- Material for this task -
-- Begin --
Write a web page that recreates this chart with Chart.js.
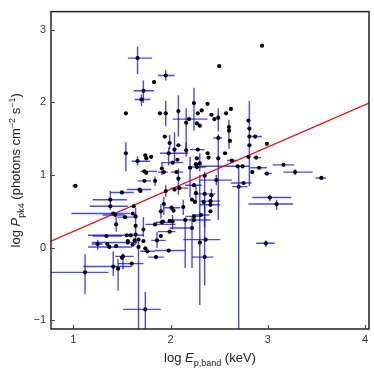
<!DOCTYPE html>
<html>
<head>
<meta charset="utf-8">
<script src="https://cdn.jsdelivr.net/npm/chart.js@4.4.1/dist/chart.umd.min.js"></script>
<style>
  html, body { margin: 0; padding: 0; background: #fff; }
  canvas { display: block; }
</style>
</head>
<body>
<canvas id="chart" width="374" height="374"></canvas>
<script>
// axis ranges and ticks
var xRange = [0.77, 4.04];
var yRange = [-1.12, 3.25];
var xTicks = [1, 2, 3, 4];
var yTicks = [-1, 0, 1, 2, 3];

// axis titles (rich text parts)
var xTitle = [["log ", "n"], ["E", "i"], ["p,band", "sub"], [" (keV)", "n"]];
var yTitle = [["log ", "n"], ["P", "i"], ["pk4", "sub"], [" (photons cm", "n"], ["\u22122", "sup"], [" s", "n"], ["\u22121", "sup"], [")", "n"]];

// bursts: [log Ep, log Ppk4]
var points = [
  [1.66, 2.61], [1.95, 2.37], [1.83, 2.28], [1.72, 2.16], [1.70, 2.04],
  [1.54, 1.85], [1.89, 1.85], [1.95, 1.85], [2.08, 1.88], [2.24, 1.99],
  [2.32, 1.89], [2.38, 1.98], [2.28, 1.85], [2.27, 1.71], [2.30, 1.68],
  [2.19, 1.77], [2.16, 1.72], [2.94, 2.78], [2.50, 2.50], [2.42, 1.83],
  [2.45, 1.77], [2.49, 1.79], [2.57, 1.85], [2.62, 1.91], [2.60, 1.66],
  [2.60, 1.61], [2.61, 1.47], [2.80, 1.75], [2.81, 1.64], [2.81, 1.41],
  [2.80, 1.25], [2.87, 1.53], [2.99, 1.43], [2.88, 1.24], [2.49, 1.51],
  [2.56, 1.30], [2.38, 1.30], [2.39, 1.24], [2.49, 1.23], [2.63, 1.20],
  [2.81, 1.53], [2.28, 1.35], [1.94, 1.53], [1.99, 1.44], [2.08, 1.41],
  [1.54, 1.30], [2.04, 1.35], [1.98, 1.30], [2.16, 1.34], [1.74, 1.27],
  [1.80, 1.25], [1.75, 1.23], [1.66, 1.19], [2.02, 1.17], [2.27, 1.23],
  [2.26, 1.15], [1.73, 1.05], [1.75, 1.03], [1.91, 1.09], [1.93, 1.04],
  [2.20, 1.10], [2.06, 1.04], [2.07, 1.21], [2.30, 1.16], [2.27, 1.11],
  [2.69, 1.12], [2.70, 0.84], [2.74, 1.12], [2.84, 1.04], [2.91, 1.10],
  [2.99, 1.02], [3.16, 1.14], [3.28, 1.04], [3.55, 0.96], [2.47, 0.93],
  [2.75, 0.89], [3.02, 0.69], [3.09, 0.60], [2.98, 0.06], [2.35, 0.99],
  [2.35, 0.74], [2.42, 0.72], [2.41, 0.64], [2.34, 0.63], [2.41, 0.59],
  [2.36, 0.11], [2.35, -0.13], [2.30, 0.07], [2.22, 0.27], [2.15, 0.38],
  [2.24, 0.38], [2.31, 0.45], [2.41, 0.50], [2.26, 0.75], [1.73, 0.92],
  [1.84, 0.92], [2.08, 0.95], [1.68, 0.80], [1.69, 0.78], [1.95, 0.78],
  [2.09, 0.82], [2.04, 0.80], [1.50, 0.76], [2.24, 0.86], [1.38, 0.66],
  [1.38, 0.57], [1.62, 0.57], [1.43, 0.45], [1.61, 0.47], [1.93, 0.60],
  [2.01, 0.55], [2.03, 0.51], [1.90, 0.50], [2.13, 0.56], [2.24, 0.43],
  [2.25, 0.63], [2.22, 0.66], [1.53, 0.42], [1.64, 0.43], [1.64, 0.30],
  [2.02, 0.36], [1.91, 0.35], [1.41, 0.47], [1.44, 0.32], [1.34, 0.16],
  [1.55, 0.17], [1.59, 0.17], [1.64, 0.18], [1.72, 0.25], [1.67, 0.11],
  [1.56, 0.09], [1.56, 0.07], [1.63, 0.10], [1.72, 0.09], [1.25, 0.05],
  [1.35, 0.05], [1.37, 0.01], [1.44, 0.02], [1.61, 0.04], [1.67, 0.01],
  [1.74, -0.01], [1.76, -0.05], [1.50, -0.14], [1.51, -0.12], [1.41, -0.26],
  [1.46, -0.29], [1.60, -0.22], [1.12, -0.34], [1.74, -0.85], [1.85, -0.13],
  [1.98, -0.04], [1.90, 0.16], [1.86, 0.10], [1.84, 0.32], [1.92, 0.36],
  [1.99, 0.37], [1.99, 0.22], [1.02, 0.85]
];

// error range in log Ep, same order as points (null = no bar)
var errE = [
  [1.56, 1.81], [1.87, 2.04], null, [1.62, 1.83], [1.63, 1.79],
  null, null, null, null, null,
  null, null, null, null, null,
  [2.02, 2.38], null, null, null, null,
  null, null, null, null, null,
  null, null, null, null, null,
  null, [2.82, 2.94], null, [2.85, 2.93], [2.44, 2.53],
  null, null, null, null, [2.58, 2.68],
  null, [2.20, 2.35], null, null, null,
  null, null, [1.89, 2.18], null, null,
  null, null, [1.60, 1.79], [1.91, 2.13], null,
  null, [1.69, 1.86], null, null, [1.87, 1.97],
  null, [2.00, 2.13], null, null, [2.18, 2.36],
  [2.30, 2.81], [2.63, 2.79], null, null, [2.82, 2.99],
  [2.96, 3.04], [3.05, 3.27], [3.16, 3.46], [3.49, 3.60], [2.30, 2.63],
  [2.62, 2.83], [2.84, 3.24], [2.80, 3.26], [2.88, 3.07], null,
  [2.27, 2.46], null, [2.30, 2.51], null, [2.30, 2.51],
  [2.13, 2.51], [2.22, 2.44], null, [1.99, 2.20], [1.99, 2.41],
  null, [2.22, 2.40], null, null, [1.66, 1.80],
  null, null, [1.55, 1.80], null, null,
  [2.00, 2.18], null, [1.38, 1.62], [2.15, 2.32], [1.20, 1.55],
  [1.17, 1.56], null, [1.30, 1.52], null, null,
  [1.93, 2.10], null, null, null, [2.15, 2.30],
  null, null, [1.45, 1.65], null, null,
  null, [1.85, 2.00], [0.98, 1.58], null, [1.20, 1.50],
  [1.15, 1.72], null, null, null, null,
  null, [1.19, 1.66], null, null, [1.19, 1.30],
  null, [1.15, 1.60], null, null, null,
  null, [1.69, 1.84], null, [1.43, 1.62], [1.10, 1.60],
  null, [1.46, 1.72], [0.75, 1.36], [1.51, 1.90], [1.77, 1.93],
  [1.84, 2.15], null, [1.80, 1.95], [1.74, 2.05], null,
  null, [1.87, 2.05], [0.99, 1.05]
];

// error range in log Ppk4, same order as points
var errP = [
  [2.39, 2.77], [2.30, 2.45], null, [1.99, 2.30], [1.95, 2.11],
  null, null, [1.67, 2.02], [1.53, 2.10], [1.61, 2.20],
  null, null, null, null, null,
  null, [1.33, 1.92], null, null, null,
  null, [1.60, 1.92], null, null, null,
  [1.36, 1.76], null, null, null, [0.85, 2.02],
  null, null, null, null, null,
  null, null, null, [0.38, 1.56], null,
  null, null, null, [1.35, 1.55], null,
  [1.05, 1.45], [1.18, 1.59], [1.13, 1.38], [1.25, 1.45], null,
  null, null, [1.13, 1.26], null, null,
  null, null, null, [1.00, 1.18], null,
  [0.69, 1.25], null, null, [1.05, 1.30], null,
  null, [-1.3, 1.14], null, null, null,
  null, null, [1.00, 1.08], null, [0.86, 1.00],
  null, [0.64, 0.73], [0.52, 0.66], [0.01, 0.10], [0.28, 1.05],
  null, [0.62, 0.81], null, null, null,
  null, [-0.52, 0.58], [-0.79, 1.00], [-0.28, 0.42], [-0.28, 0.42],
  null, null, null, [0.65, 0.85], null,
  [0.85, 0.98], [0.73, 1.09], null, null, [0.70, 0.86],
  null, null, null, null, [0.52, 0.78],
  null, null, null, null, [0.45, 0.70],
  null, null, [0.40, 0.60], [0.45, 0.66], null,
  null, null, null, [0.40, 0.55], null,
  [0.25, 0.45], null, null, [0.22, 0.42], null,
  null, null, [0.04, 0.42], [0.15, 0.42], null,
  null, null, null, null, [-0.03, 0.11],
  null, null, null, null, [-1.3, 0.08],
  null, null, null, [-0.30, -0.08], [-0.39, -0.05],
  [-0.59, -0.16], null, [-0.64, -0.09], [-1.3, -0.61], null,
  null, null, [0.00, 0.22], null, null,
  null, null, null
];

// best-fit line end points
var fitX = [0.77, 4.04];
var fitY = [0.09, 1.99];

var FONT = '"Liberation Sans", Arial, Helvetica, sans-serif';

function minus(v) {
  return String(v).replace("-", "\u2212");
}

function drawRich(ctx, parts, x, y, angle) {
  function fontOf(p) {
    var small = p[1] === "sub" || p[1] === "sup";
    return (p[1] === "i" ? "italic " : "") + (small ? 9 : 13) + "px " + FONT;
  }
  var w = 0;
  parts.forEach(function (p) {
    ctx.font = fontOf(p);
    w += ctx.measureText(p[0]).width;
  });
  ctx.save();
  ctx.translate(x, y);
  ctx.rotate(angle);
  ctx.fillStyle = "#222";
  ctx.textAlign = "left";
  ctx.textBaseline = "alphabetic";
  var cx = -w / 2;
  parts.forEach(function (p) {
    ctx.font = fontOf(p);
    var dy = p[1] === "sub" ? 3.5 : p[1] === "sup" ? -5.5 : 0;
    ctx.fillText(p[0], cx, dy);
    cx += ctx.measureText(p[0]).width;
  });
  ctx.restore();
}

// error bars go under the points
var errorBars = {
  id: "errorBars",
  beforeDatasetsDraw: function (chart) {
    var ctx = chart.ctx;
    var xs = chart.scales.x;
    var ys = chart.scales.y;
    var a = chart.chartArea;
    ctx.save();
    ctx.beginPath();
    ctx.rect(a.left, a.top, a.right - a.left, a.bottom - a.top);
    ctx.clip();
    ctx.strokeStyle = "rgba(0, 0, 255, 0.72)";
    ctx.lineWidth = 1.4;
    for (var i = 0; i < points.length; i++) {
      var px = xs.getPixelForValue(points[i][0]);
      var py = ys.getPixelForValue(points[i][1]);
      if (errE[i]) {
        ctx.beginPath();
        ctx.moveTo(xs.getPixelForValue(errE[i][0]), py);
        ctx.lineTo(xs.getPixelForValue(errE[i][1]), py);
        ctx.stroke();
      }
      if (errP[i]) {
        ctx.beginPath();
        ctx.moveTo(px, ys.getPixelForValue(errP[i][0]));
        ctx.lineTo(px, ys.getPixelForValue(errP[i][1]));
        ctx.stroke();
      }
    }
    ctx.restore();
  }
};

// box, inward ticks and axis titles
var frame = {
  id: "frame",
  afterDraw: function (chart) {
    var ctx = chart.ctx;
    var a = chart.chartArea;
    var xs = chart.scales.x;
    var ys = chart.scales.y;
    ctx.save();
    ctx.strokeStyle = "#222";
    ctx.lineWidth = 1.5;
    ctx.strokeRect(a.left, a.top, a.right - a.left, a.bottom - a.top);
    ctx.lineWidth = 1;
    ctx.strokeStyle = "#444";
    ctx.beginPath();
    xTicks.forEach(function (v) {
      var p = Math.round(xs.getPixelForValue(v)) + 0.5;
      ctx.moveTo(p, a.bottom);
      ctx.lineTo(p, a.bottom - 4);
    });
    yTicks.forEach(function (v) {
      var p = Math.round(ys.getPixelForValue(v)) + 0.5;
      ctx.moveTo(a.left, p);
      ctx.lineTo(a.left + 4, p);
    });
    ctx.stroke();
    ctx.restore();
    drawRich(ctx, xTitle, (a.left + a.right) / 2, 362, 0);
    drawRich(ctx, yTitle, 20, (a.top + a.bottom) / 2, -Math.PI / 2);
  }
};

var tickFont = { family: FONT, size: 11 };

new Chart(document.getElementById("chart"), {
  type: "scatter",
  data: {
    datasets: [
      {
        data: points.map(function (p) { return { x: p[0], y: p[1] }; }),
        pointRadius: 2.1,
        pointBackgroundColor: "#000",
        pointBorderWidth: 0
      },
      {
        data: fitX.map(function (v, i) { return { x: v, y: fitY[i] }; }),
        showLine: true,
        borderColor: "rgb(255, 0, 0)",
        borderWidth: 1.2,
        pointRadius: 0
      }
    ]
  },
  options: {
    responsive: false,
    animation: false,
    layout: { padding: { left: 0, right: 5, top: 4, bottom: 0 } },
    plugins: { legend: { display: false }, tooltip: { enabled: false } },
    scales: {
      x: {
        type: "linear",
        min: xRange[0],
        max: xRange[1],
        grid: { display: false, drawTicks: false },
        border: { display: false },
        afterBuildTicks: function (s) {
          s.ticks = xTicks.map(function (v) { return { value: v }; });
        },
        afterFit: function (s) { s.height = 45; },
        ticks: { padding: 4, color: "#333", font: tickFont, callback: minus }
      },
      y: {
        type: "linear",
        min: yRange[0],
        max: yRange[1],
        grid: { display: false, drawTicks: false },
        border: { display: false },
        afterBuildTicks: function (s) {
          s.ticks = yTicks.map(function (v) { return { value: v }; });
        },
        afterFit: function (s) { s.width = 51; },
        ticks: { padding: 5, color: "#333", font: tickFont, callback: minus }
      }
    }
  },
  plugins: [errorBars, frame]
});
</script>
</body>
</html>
-- End --
-- Begin --
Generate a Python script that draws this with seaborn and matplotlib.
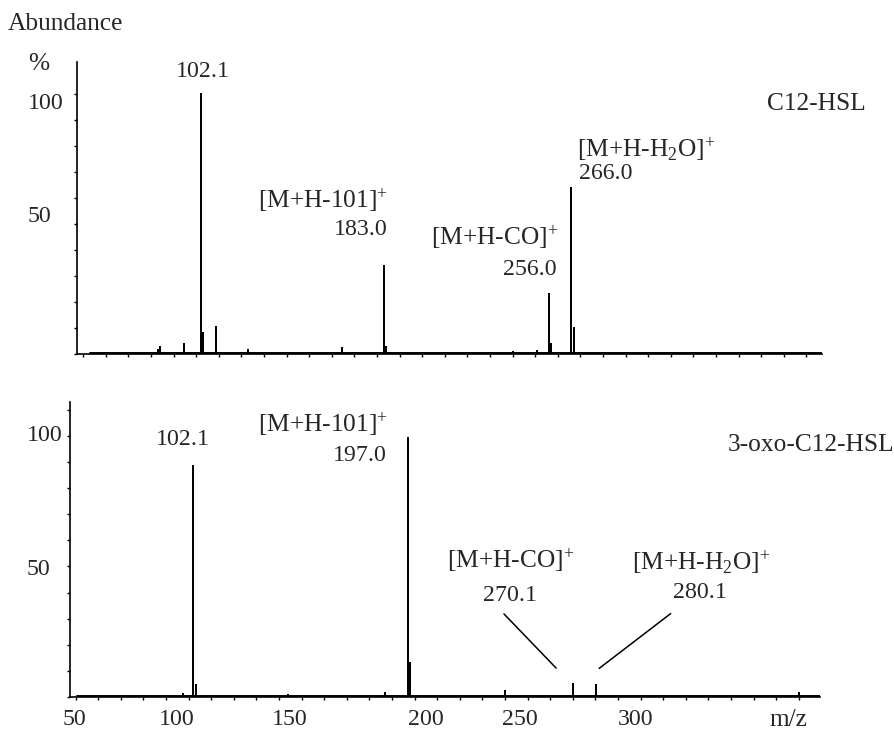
-- End --
-- Begin --
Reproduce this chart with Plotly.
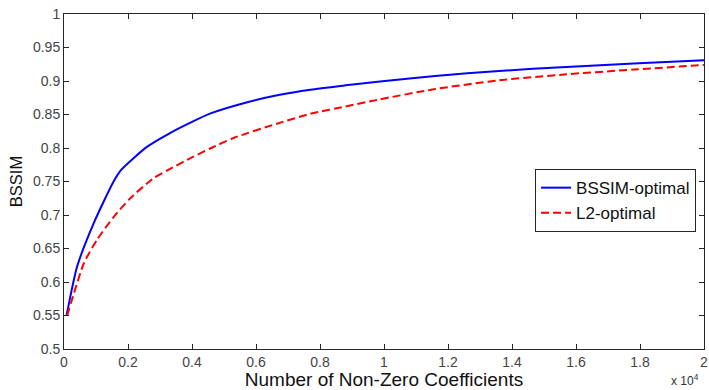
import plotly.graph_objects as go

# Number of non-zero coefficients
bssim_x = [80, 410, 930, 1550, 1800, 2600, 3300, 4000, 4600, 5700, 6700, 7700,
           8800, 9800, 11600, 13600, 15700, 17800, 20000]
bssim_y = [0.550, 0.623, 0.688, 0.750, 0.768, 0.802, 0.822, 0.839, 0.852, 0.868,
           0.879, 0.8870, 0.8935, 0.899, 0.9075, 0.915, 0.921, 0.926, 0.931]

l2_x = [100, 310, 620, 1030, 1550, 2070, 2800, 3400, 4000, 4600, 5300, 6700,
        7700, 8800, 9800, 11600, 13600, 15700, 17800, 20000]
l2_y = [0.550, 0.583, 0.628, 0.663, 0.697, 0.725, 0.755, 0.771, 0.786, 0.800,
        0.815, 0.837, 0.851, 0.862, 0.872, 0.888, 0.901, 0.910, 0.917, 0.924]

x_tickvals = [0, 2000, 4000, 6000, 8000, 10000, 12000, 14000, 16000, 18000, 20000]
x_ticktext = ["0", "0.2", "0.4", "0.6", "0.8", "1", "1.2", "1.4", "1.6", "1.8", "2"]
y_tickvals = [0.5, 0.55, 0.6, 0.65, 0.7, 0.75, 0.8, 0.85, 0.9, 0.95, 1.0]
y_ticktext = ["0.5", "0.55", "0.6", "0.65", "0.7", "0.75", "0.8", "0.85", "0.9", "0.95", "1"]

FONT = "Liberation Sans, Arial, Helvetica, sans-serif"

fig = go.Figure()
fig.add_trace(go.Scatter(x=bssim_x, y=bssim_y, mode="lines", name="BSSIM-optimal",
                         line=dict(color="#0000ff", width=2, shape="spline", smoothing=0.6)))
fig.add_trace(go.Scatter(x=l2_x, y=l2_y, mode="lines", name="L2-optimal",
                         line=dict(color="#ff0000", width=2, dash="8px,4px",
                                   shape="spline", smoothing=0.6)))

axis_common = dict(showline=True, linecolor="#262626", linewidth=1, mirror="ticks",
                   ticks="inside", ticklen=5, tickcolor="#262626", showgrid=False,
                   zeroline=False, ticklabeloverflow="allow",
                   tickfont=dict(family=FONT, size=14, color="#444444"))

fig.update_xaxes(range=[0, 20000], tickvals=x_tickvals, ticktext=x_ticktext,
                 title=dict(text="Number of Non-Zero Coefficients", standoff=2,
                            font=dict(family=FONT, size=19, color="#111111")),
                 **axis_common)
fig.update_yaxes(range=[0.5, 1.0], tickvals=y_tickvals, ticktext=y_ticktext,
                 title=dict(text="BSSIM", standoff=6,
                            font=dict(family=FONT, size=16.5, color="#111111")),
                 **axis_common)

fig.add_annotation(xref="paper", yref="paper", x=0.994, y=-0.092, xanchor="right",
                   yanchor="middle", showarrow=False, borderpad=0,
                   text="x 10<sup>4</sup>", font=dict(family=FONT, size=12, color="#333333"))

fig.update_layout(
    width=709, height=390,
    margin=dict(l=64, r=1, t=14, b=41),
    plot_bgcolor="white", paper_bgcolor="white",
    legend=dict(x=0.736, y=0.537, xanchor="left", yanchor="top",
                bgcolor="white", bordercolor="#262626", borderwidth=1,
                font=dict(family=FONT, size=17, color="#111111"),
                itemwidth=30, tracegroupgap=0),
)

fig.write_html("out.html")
-- End --
- Set problem -
Find all the lines containing "that" in the material, then copy them.

- Exercise result -
Write a web page that recreates this chart with Chart.js.
Generate a Python script that draws this with seaborn and matplotlib.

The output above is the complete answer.